■ **Data segment**:

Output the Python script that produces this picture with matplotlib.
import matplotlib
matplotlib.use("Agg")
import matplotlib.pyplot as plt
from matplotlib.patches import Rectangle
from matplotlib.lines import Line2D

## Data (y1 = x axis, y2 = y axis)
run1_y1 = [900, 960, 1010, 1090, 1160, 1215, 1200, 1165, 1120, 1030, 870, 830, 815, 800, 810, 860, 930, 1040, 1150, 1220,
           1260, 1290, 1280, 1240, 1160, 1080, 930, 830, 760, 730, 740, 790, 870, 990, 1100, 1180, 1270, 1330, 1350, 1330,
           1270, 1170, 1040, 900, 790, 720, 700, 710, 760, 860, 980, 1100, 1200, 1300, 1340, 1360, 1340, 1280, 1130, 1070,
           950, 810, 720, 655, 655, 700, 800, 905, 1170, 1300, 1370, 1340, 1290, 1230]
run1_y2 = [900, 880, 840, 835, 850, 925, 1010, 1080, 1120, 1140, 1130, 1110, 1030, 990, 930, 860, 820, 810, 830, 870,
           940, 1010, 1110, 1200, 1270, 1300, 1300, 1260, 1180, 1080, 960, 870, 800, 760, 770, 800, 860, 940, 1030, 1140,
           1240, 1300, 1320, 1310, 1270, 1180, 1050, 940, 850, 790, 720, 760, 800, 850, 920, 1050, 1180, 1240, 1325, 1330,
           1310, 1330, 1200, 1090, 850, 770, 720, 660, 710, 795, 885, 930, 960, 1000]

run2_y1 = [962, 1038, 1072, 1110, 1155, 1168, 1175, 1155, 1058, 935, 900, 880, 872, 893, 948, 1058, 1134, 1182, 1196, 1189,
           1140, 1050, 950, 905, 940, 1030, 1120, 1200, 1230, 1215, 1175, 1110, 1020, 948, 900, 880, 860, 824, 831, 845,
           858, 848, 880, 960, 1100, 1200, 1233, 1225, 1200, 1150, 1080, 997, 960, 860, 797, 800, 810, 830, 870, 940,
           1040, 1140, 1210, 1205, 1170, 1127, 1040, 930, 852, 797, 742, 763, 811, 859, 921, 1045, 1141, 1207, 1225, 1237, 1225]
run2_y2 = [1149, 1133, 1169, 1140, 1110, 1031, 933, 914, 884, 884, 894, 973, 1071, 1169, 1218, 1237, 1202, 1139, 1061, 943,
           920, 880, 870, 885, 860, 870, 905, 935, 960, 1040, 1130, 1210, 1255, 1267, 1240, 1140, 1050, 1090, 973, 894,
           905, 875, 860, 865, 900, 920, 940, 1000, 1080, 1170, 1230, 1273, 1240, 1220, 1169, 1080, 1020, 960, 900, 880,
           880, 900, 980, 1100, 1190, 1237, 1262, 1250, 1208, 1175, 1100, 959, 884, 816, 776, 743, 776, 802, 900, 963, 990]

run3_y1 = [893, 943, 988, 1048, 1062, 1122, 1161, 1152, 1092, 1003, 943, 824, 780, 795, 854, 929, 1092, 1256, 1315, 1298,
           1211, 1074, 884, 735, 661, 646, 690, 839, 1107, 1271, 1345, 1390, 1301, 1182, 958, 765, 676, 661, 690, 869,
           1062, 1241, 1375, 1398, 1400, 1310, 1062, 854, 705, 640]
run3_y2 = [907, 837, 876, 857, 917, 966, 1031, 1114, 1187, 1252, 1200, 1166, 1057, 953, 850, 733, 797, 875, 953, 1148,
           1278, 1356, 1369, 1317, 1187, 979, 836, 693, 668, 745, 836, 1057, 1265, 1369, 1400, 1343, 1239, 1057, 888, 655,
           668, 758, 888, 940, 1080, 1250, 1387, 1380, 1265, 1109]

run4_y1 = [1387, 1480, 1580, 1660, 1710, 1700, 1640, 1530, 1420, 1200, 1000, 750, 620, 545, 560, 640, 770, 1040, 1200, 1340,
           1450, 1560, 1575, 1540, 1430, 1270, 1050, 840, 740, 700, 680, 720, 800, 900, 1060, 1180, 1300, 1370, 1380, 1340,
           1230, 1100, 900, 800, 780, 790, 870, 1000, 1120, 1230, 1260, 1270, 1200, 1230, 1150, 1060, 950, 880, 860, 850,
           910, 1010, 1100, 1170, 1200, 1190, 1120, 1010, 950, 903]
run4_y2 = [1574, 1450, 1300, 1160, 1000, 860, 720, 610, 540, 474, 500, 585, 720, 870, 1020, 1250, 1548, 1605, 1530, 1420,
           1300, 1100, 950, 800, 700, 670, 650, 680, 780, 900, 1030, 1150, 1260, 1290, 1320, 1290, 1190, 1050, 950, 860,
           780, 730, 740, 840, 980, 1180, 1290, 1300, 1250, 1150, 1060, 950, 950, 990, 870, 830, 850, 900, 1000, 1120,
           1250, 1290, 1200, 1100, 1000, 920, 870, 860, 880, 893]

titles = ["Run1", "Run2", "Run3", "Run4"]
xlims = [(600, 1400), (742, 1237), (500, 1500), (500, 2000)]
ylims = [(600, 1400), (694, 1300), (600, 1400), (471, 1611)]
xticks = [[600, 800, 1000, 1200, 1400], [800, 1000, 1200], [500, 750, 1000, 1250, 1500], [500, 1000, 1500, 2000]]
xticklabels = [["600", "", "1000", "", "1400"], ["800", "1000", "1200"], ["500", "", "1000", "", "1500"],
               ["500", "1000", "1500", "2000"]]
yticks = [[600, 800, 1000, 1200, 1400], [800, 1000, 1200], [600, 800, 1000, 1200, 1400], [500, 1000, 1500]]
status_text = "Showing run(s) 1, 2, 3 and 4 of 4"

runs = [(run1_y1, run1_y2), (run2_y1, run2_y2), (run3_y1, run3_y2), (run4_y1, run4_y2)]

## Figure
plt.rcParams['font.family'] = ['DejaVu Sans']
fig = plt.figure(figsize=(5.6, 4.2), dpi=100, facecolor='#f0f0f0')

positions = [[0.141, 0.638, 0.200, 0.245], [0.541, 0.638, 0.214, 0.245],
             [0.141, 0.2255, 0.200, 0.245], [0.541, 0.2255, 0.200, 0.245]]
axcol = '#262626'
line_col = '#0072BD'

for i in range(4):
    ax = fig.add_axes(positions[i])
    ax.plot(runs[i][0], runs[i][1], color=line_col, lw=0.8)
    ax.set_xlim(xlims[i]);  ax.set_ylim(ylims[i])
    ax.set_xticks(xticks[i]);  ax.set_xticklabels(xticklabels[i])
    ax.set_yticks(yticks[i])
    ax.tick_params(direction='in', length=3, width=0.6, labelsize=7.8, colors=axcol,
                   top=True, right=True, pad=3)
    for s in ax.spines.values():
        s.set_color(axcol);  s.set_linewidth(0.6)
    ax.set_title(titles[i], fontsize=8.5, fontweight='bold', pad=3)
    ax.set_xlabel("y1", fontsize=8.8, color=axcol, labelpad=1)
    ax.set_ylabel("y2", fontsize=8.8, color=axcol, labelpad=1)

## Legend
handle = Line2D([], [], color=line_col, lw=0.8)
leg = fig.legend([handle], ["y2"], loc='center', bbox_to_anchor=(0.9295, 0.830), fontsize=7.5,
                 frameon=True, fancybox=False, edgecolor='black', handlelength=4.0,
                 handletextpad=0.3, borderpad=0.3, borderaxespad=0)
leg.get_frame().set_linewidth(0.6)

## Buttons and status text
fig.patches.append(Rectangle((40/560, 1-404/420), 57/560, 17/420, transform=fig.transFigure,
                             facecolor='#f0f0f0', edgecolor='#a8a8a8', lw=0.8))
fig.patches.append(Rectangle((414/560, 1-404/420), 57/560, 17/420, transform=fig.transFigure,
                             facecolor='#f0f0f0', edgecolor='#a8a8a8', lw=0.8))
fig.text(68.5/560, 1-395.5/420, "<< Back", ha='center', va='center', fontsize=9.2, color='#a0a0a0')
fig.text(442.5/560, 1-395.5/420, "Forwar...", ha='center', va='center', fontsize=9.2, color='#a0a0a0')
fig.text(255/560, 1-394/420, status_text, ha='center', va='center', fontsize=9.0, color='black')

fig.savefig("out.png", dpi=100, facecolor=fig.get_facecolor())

■ **Problem details**: Write out, unaltered, the lines from the opening of the listing through the line that includes "from matplotlib.lines import Line2D".

■ **Result for this task**:
Output the Python script that produces this picture with matplotlib.
import matplotlib
matplotlib.use("Agg")
import matplotlib.pyplot as plt
from matplotlib.patches import Rectangle
from matplotlib.lines import Line2D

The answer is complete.